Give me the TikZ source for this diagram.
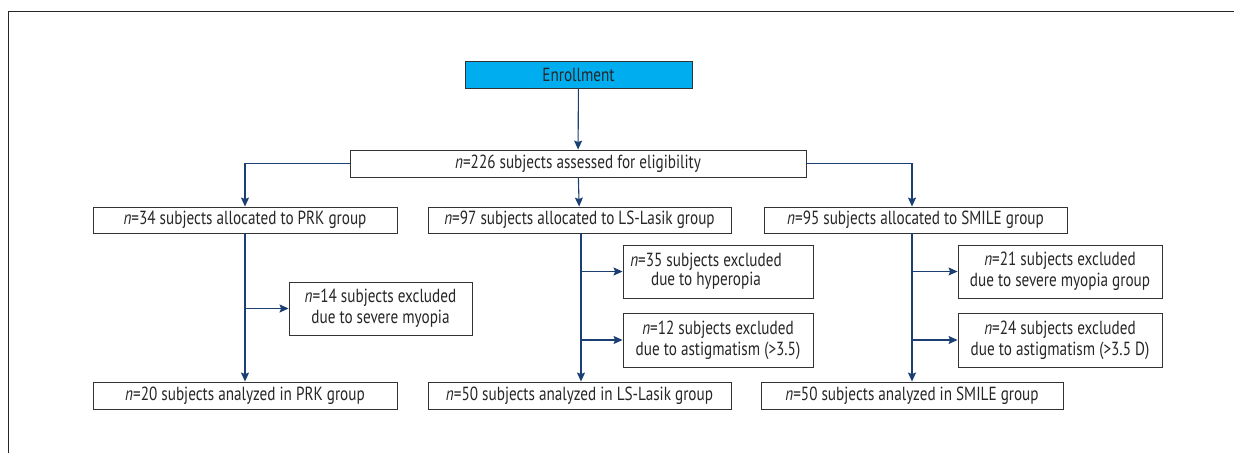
\documentclass[tikz,border=0pt]{standalone}
\usepackage{fontspec}
\setmainfont[FakeStretch=0.8]{PT Sans}
\usetikzlibrary{arrows.meta,positioning}
\definecolor{linec}{HTML}{1B3F73}
\definecolor{boxc}{HTML}{333333}
\definecolor{enrc}{HTML}{00AEEF}
\tikzset{
  x=1pt,y=-1pt,
  box/.style={draw=boxc,line width=0.9pt,inner sep=0pt,align=center,font=\fontsize{19}{21}\selectfont,text=black!85},
  arr/.style={draw=linec,line width=1.1pt,-{Stealth[length=9pt,width=8pt,inset=1.5pt]}},
  ln/.style={draw=linec,line width=1.1pt}
}
\begin{document}
\begin{tikzpicture}
\useasboundingbox (0,0) rectangle (1234,453);
\draw[line width=1pt,black!85] (1234,11) -- (8,11) -- (8,453);
% nodes
\node[box,fill=enrc,minimum width=227pt,minimum height=27pt] (enr) at (578.5,74.5) {Enrollment};
\node[box,minimum width=456pt,minimum height=27pt] (elig) at (578,163.5) {\textit{n}=226 subjects assessed for eligibility};
\node[box,minimum width=304pt,minimum height=26pt] (prk) at (245,220) {\textit{n}=34 subjects allocated to PRK group};
\node[box,minimum width=303pt,minimum height=26pt] (ls) at (579.5,220) {\textit{n}=97 subjects allocated to LS-Lasik group};
\node[box,minimum width=303pt,minimum height=26pt] (sm) at (915.5,220) {\textit{n}=95 subjects allocated to SMILE group};
\node[box,minimum width=183pt,minimum height=53pt] (prkx) at (380.5,308.5) {\textit{n}=14 subjects excluded\\due to severe myopia};
\node[box,minimum width=190pt,minimum height=53pt] (lsx1) at (718,271.5) {\begin{tabular}{@{}c@{}}\textit{n}=35 subjects excluded\\[-2pt]due to hyperopia\end{tabular}\hspace{24pt}};
\node[box,minimum width=190pt,minimum height=54pt] (lsx2) at (718,340) {\textit{n}=12 subjects excluded\\due to astigmatism (>3.5)};
\node[box,minimum width=204pt,minimum height=53pt] (smx1) at (1060,271.5) {\textit{n}=21 subjects excluded\\due to severe myopia group};
\node[box,minimum width=204pt,minimum height=54pt] (smx2) at (1060,340) {\textit{n}=24 subjects excluded\\due to astigmatism (>3.5 D)};
\node[box,minimum width=304pt,minimum height=27pt] (prka) at (245,395.5) {\textit{n}=20 subjects analyzed in PRK group};
\node[box,minimum width=303pt,minimum height=27pt] (lsa) at (579.5,395.5) {\textit{n}=50 subjects analyzed in LS-Lasik group};
\node[box,minimum width=302pt,minimum height=27pt] (sma) at (912,395.5) {\textit{n}=50 subjects analyzed in SMILE group};
% connectors
\draw[arr] (enr) -- (elig);
\draw[arr] (elig) -- (ls);
\draw[arr] (elig.west) -| (prk.north);
\draw[arr] (elig.east) -| (sm.north -| sma.north);
\draw[arr] (prk) -- (prka);
\draw[arr] (prk.south |- prkx.west) -- (prkx.west);
\draw[arr] (ls.south) ++(1.5,0) -- (lsa.north -| 581,0);
\draw[arr] (581,0 |- lsx1.west) -- (lsx1.west);
\draw[arr] (581,0 |- lsx2.west) -- (lsx2.west);
\draw[arr] (sm.south -| sma.north) -- (sma.north);
\draw[arr] (sma.north |- smx1.west) -- (smx1.west);
\draw[arr] (sma.north |- smx2.west) -- (smx2.west);
\end{tikzpicture}
\end{document}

+-------+

Written task:
Without the images, write out each line of the data verbatim.

Written answer:
Give me the TikZ source for this diagram.
\documentclass[tikz,border=0pt]{standalone}
\usepackage{fontspec}
\setmainfont[FakeStretch=0.8]{PT Sans}
\usetikzlibrary{arrows.meta,positioning}
\definecolor{linec}{HTML}{1B3F73}
\definecolor{boxc}{HTML}{333333}
\definecolor{enrc}{HTML}{00AEEF}
\tikzset{
  x=1pt,y=-1pt,
  box/.style={draw=boxc,line width=0.9pt,inner sep=0pt,align=center,font=\fontsize{19}{21}\selectfont,text=black!85},
  arr/.style={draw=linec,line width=1.1pt,-{Stealth[length=9pt,width=8pt,inset=1.5pt]}},
  ln/.style={draw=linec,line width=1.1pt}
}
\begin{document}
\begin{tikzpicture}
\useasboundingbox (0,0) rectangle (1234,453);
\draw[line width=1pt,black!85] (1234,11) -- (8,11) -- (8,453);
% nodes
\node[box,fill=enrc,minimum width=227pt,minimum height=27pt] (enr) at (578.5,74.5) {Enrollment};
\node[box,minimum width=456pt,minimum height=27pt] (elig) at (578,163.5) {\textit{n}=226 subjects assessed for eligibility};
\node[box,minimum width=304pt,minimum height=26pt] (prk) at (245,220) {\textit{n}=34 subjects allocated to PRK group};
\node[box,minimum width=303pt,minimum height=26pt] (ls) at (579.5,220) {\textit{n}=97 subjects allocated to LS-Lasik group};
\node[box,minimum width=303pt,minimum height=26pt] (sm) at (915.5,220) {\textit{n}=95 subjects allocated to SMILE group};
\node[box,minimum width=183pt,minimum height=53pt] (prkx) at (380.5,308.5) {\textit{n}=14 subjects excluded\\due to severe myopia};
\node[box,minimum width=190pt,minimum height=53pt] (lsx1) at (718,271.5) {\begin{tabular}{@{}c@{}}\textit{n}=35 subjects excluded\\[-2pt]due to hyperopia\end{tabular}\hspace{24pt}};
\node[box,minimum width=190pt,minimum height=54pt] (lsx2) at (718,340) {\textit{n}=12 subjects excluded\\due to astigmatism (>3.5)};
\node[box,minimum width=204pt,minimum height=53pt] (smx1) at (1060,271.5) {\textit{n}=21 subjects excluded\\due to severe myopia group};
\node[box,minimum width=204pt,minimum height=54pt] (smx2) at (1060,340) {\textit{n}=24 subjects excluded\\due to astigmatism (>3.5 D)};
\node[box,minimum width=304pt,minimum height=27pt] (prka) at (245,395.5) {\textit{n}=20 subjects analyzed in PRK group};
\node[box,minimum width=303pt,minimum height=27pt] (lsa) at (579.5,395.5) {\textit{n}=50 subjects analyzed in LS-Lasik group};
\node[box,minimum width=302pt,minimum height=27pt] (sma) at (912,395.5) {\textit{n}=50 subjects analyzed in SMILE group};
% connectors
\draw[arr] (enr) -- (elig);
\draw[arr] (elig) -- (ls);
\draw[arr] (elig.west) -| (prk.north);
\draw[arr] (elig.east) -| (sm.north -| sma.north);
\draw[arr] (prk) -- (prka);
\draw[arr] (prk.south |- prkx.west) -- (prkx.west);
\draw[arr] (ls.south) ++(1.5,0) -- (lsa.north -| 581,0);
\draw[arr] (581,0 |- lsx1.west) -- (lsx1.west);
\draw[arr] (581,0 |- lsx2.west) -- (lsx2.west);
\draw[arr] (sm.south -| sma.north) -- (sma.north);
\draw[arr] (sma.north |- smx1.west) -- (smx1.west);
\draw[arr] (sma.north |- smx2.west) -- (smx2.west);
\end{tikzpicture}
\end{document}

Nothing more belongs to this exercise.